### [Work instructions]
Reproduce exactly the section that begins at the line containing "The picture is" and ends at the line containing "ctx.strokeRect(chartArea.left, chartArea.top, chartArea.right", both lines included; omit all other lines.

[start]

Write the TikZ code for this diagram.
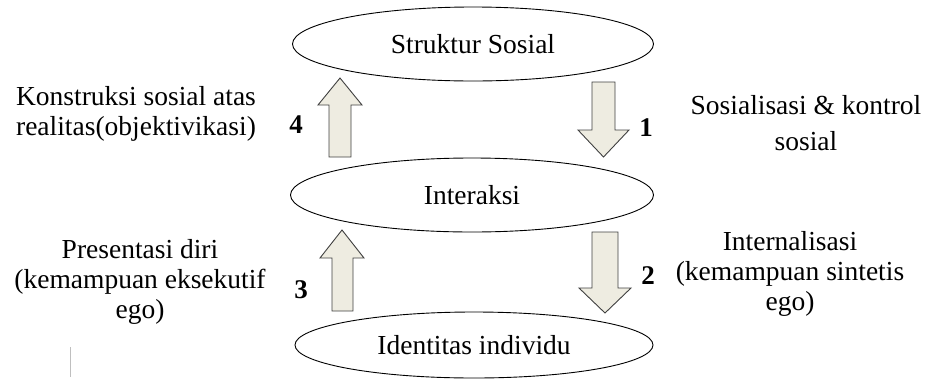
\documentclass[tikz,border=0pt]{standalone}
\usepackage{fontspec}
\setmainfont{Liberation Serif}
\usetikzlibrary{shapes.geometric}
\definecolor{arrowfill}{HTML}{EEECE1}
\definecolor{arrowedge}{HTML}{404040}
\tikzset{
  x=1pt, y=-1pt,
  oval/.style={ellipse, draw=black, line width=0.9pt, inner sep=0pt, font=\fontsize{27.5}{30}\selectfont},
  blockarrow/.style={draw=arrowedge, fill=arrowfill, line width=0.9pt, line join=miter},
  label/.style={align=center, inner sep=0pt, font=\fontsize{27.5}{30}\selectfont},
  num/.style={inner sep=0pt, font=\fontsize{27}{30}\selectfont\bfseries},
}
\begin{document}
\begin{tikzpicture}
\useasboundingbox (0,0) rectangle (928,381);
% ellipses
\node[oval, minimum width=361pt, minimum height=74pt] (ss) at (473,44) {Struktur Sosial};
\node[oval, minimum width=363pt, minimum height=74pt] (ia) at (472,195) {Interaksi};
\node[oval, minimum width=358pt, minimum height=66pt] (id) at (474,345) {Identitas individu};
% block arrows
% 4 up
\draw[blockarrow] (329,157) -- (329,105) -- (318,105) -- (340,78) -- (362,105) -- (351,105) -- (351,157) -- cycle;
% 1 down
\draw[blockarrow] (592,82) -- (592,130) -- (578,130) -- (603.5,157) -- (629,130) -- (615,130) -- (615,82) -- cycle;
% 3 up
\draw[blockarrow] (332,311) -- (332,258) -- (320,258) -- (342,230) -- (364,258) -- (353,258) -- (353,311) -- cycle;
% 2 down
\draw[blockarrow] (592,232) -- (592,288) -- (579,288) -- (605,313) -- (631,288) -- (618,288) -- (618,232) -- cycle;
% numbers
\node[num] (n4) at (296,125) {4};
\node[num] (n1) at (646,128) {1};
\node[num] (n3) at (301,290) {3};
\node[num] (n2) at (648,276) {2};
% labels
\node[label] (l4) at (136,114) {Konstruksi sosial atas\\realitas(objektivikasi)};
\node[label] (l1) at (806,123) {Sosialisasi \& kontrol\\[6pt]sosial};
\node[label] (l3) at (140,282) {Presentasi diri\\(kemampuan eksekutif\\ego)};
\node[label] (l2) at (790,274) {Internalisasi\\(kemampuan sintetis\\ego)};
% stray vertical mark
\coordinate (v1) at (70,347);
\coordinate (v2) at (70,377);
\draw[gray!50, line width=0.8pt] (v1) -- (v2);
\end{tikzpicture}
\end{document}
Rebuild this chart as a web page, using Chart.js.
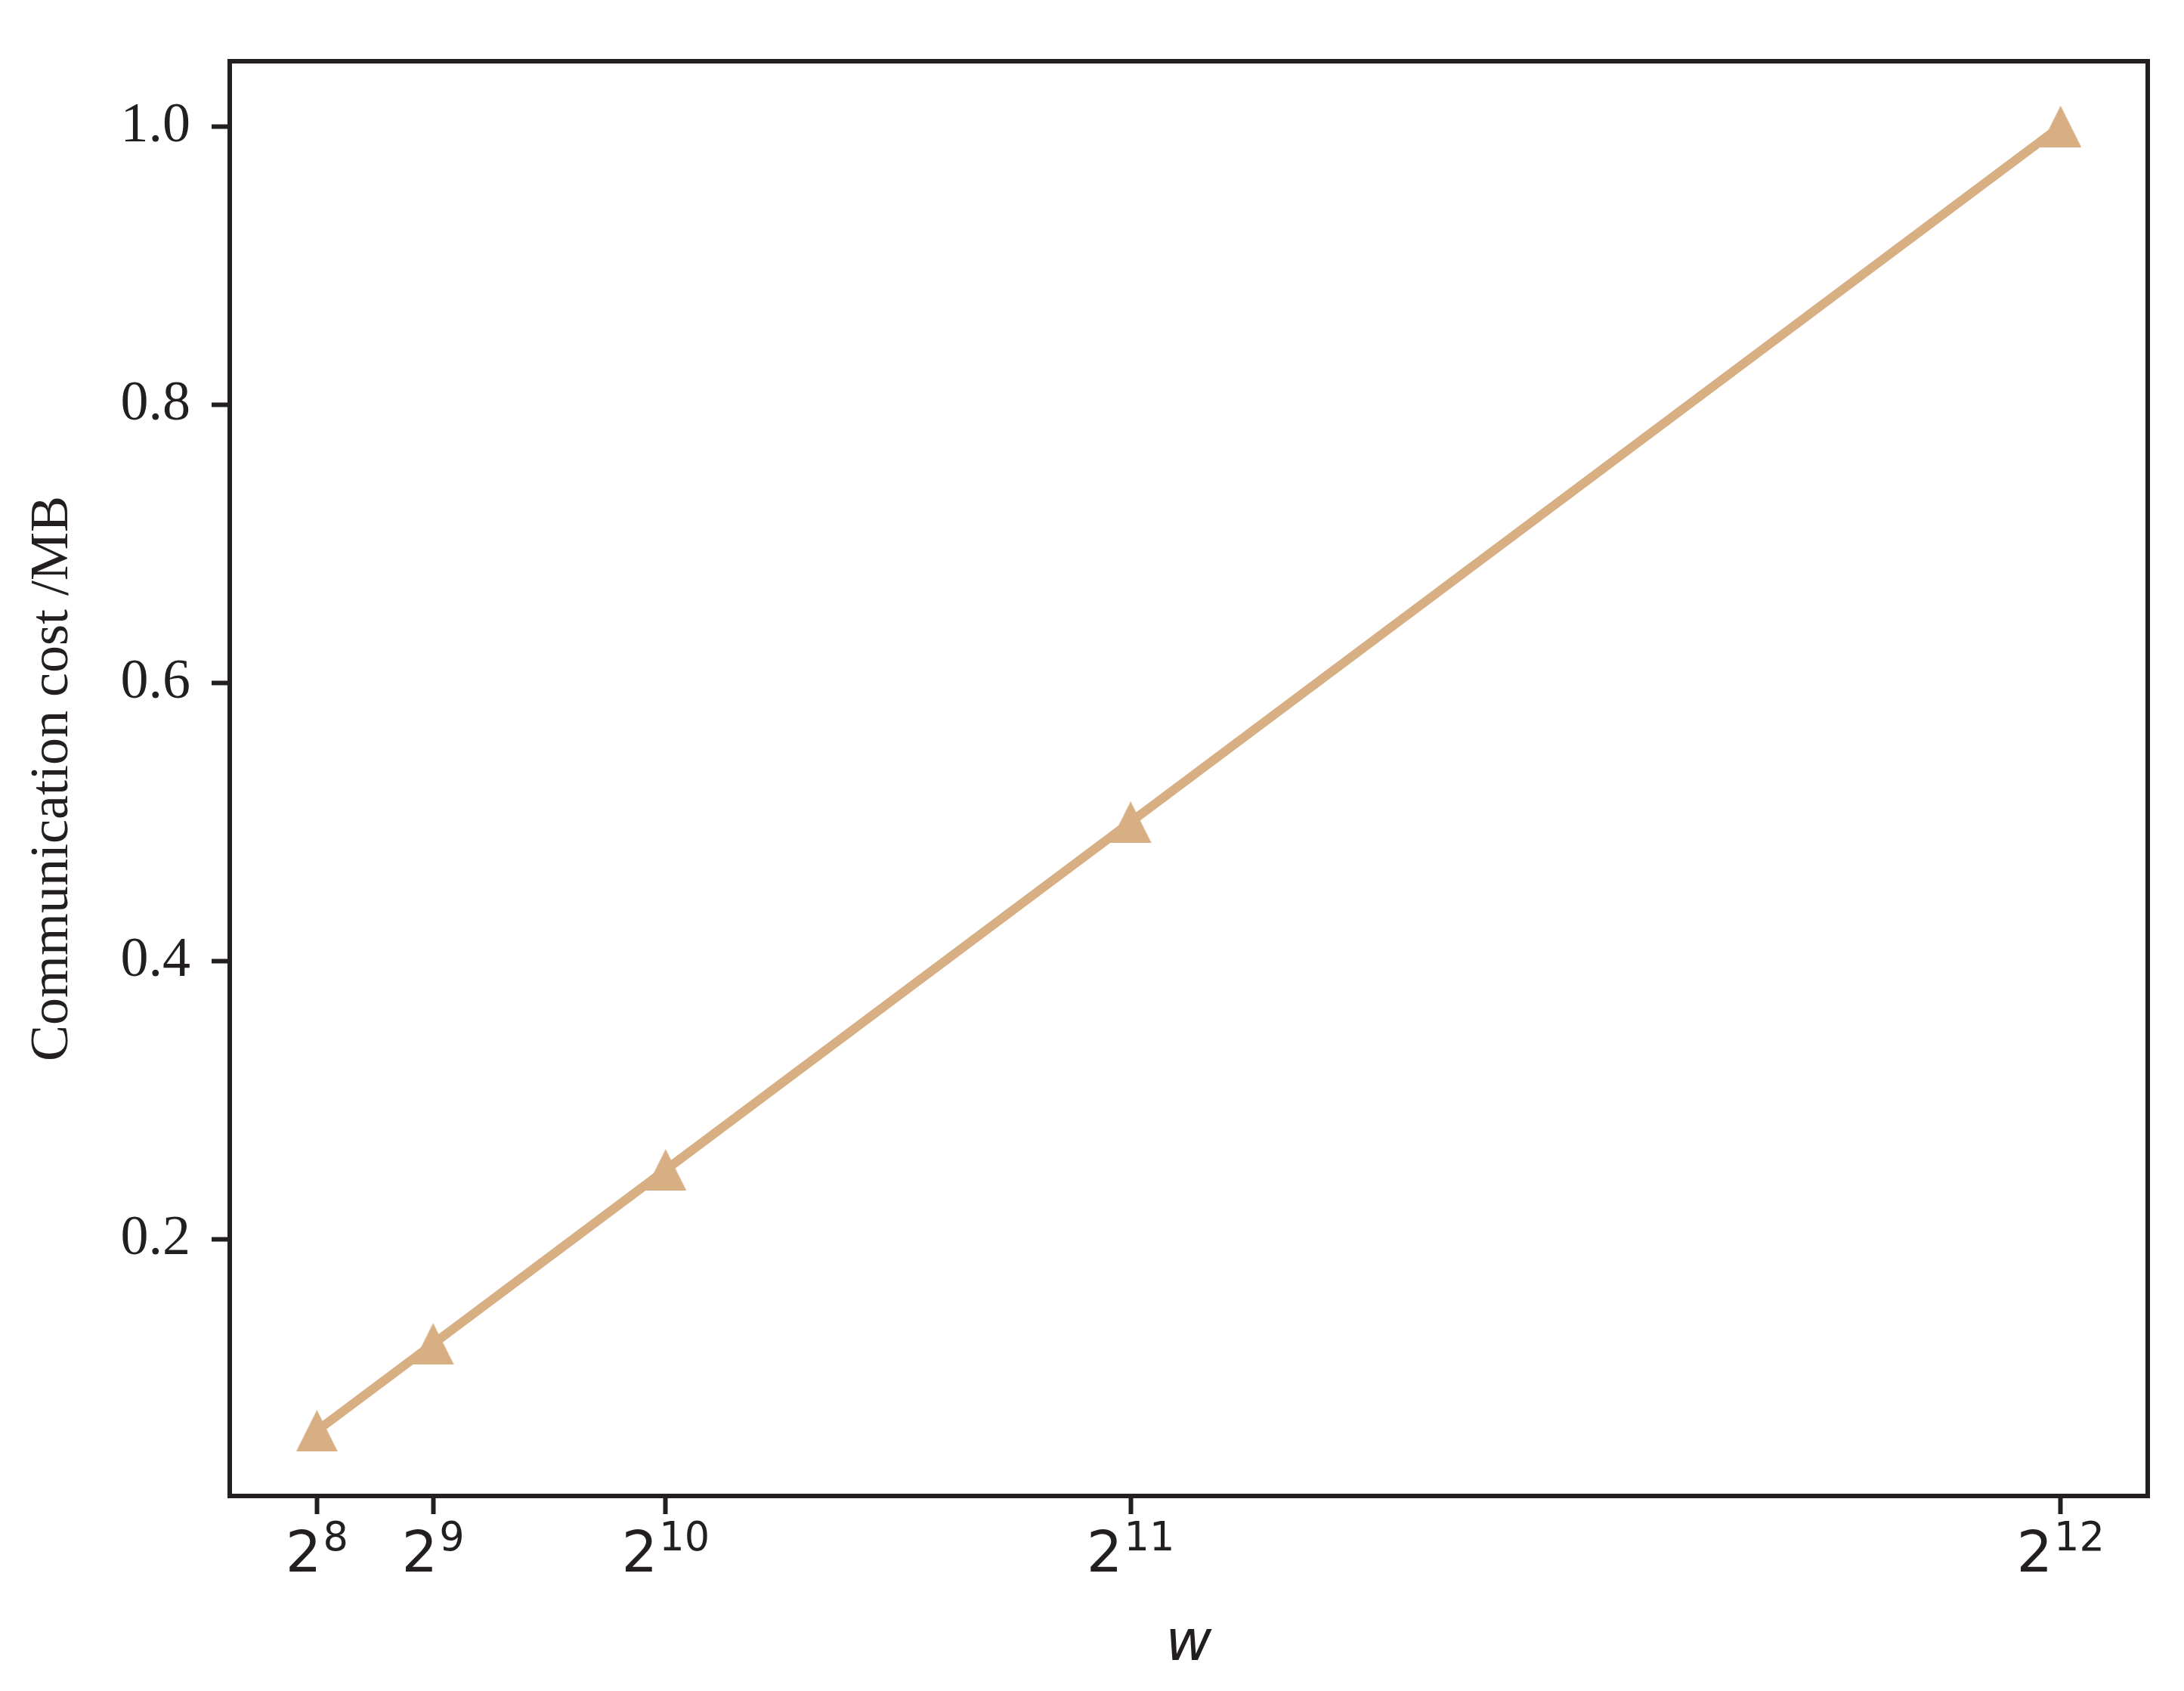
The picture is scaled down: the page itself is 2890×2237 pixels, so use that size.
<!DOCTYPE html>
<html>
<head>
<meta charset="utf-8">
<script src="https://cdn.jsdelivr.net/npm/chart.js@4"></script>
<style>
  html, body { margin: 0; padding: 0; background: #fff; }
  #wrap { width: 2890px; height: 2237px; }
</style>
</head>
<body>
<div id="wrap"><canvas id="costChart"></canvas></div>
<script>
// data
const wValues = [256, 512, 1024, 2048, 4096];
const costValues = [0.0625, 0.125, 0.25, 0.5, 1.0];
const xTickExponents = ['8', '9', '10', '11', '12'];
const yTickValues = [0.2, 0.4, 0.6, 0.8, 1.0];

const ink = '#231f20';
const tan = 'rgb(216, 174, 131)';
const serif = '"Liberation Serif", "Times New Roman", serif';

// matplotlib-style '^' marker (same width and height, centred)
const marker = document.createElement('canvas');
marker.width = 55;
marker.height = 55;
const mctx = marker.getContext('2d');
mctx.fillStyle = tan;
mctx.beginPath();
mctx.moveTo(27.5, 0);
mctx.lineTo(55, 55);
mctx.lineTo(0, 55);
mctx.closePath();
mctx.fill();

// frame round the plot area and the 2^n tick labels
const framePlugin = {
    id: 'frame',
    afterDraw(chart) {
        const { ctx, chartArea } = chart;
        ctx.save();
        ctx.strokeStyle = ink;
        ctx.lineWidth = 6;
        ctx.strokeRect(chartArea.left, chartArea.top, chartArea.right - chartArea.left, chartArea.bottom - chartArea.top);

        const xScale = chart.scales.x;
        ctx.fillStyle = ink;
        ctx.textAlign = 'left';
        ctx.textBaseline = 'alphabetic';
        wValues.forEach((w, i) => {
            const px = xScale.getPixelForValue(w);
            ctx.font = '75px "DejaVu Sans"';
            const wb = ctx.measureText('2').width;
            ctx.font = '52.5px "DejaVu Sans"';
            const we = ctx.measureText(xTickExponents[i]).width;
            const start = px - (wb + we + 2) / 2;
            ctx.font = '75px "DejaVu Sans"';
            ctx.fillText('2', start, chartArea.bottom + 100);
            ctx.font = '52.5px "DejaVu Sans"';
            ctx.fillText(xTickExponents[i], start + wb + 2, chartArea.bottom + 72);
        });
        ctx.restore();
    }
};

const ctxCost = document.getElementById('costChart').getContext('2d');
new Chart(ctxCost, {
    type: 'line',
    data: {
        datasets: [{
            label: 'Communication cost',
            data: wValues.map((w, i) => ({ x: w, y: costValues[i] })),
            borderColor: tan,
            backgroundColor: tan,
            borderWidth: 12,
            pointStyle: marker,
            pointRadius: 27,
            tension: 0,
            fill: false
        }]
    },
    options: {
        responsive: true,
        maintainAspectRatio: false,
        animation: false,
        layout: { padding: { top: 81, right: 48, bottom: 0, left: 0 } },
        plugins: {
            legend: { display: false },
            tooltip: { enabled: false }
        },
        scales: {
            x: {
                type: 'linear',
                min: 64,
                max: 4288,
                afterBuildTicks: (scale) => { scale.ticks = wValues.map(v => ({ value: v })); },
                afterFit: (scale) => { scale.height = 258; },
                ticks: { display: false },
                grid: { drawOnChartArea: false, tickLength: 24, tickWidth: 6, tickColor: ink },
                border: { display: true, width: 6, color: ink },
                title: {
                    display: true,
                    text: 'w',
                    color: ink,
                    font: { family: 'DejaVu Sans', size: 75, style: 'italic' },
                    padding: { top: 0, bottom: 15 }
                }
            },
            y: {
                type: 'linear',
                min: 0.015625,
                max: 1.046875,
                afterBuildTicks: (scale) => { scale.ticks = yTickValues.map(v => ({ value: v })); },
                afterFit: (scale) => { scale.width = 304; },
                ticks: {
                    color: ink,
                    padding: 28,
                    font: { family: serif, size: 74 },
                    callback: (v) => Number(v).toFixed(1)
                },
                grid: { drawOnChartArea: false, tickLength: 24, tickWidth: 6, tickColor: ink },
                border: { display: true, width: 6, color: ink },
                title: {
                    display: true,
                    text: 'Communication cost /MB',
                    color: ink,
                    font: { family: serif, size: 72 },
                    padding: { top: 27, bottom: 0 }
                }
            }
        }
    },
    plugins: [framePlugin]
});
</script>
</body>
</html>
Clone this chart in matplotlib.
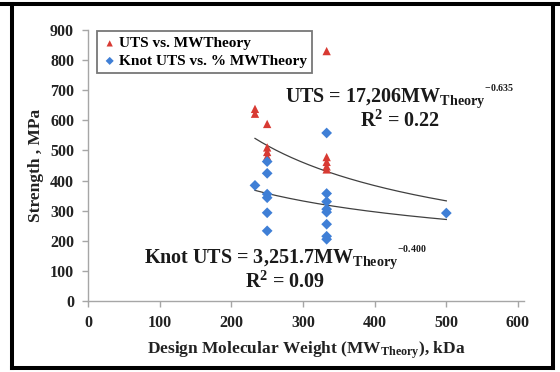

[end]

### [Completed task]
The picture is scaled down: the page itself is 2890×2237 pixels, so use that size.
<!DOCTYPE html>
<html>
<head>
<meta charset="utf-8">
<script src="https://cdn.jsdelivr.net/npm/chart.js@4"></script>
<style>
  html, body { margin: 0; padding: 0; background: #fff; }
  #wrap { width: 2890px; height: 2237px; }
</style>
</head>
<body>
<div id="wrap"><canvas id="costChart"></canvas></div>
<script>
// data
const wValues = [256, 512, 1024, 2048, 4096];
const costValues = [0.0625, 0.125, 0.25, 0.5, 1.0];
const xTickExponents = ['8', '9', '10', '11', '12'];
const yTickValues = [0.2, 0.4, 0.6, 0.8, 1.0];

const ink = '#231f20';
const tan = 'rgb(216, 174, 131)';
const serif = '"Liberation Serif", "Times New Roman", serif';

// matplotlib-style '^' marker (same width and height, centred)
const marker = document.createElement('canvas');
marker.width = 55;
marker.height = 55;
const mctx = marker.getContext('2d');
mctx.fillStyle = tan;
mctx.beginPath();
mctx.moveTo(27.5, 0);
mctx.lineTo(55, 55);
mctx.lineTo(0, 55);
mctx.closePath();
mctx.fill();

// frame round the plot area and the 2^n tick labels
const framePlugin = {
    id: 'frame',
    afterDraw(chart) {
        const { ctx, chartArea } = chart;
        ctx.save();
        ctx.strokeStyle = ink;
        ctx.lineWidth = 6;
        ctx.strokeRect(chartArea.left, chartArea.top, chartArea.right - chartArea.left, chartArea.bottom - chartArea.top);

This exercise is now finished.